LEWISTON — Gov. Paul LePage said he hoped the problems around a controversial welfare study his administration commissioned on a $925,200 no-bid contract could be used as an “education moment,” during a visit to Lewiston on Thursday.
LePage was visiting the Androscoggin Business to Business Trade Show at the Androscoggin Bank Colisee when he told reporters that Maine Department of Health and Human Services Commissioner Mary Mayhew was in talks with Gary Alexander, president and CEO of the Alexander Group, the company hired by the state to produce the study.
The company was hired to analyze Maine’s public welfare and health care benefit programs and make detailed suggestions that would help save the state money.

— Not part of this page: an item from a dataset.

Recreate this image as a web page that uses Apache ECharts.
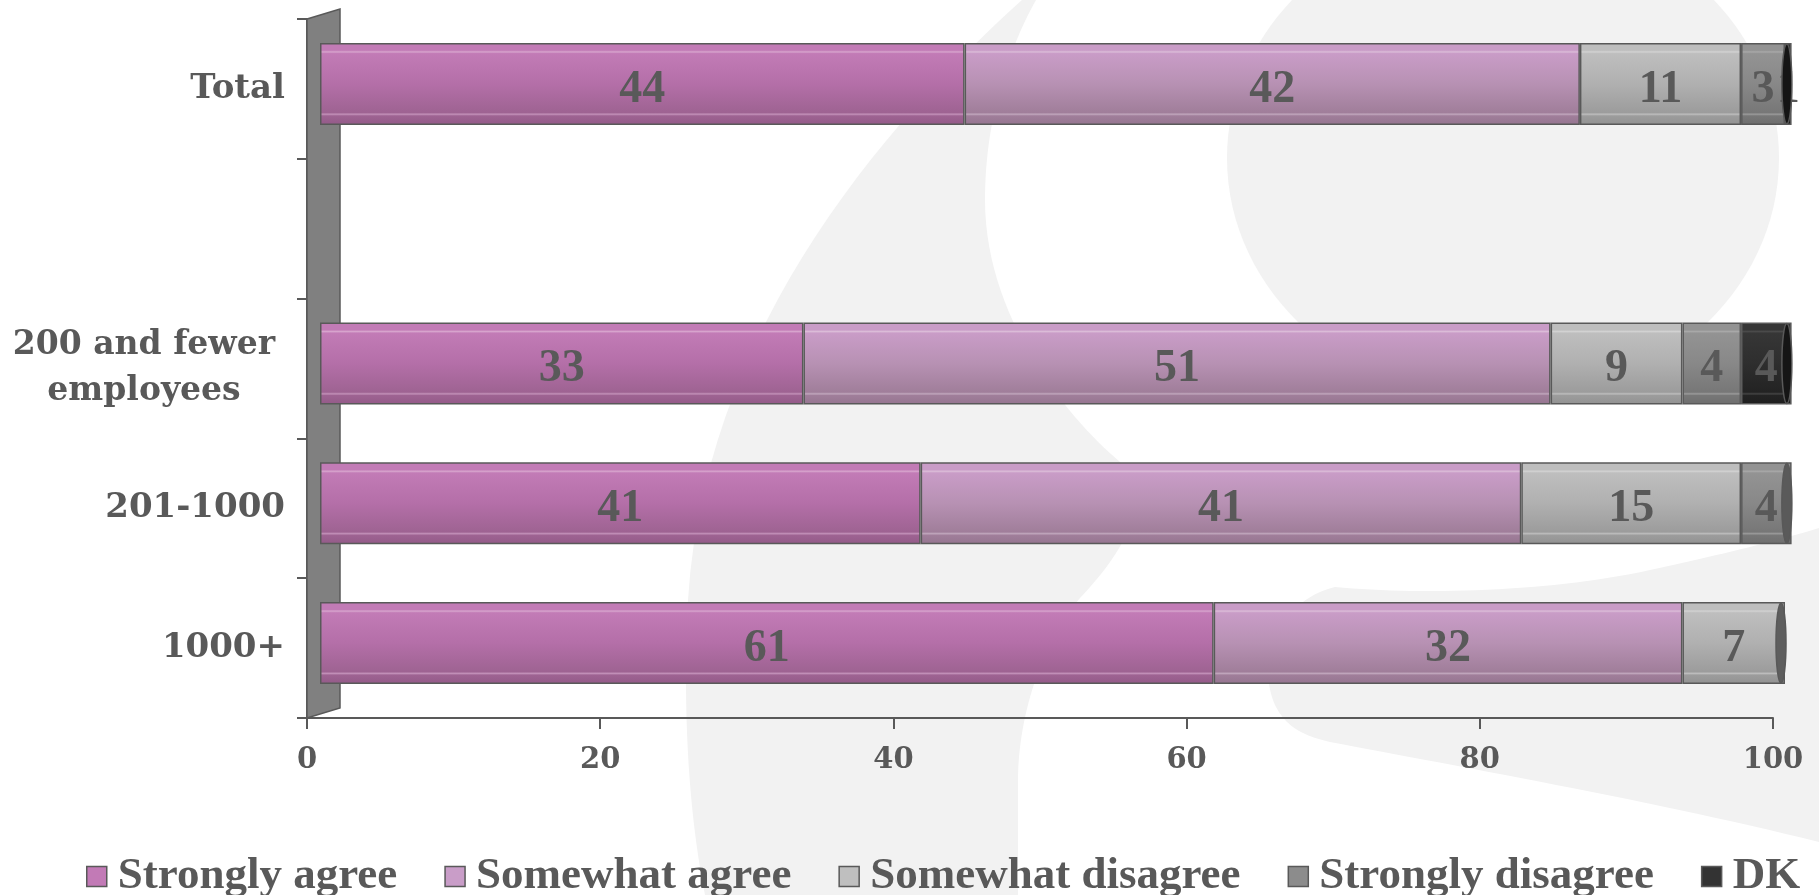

LePage in May suspended payments to the company after Alexander acknowledged portions of the five-part study he delivered to the state contained plagiarized information. The state has paid just over $500,000 for the work, and LePage earlier said the state may seek a refund.
He said Thursday that Mayhew and Alexander were in talks and those talks were progressing. LePage said he met with Mayhew last week and gave her guidelines on negotiating with Alexander but didn’t detail them.
“They have been talking, and I understand that their talks are going well,” LePage said. “If they go well, fine; I won’t have to interfere. If they don’t, then I will have to interfere.”
LePage said he had discussed having a meeting with Alexander but decided against it. He also noted that he didn’t sign the contract for the welfare study, although his office did sign off on it.
He wanted to use the problems with the contract as an “education moment,” saying DHHS officials and others in his administration did not heed his advice on that contract and others that have been problematic.
“I do believe that we need to be a little bit tougher and use a little bit more foresight when we sign contracts,” LePage said. “I’m trying to work with those who negotiate contracts. Instead of (me) just saying, ‘You have to,’ I’m trying to get them to understand the rationale and how it works.”
LePage said the state should be making those who are awarded contracts for the state make deposits to protect the state’s interests and cover its legal costs should something go wrong with the contract.
LePage said he ultimately took responsibility for the flawed study and any other problem contracts negotiated by his administration.
“It’s always the governor’s fault,” LePage said. “He’s the only guy who’s elected statewide and I take responsibility.”
Also at the trade show was state Sen. Margaret Craven, D-Lewiston. Craven has been an outspoken critic of the Alexander Group contract and among a group of Democrats who passed a bill that would have canceled the contract.
LePage vetoed the legislation, saying it was an unconstitutional power grab by the Legislature of the executive branch’s authority to negotiate contracts for the state.
Craven said the study had lost all credibility and was essentially worthless to the state.
“(Alexander’s) report is of no value to us,” Craven said.
She said the information that was plagiarized from other reports would have already been available to the state. She said other portions of the study turned in by Alexander’s company were fraught with errors, although the Alexander Group has disputed that.
“Even the Republicans weren’t using it for anything, because they knew very well that it was invalid, that it wasn’t any good,” Craven said.
Democratic leaders in Augusta said LePage agreed to meet with them about the report, but he has yet to do so.
Senate President Justin Alfond, D-Portland, and House Speaker Mark Eves, D-North Berwick, issued statements on the report Thursday, challenging LePage to get the state’s money back.
Eves said LePage got the state into the contract and it was up to him to get the money back. He noted that some of the money to pay the Alexander Group came from federal Temporary Assistance for Needy Families funds.
“Let’s be clear,” Alfond said. “This is not an educational moment. It is a waste of taxpayer dollars.”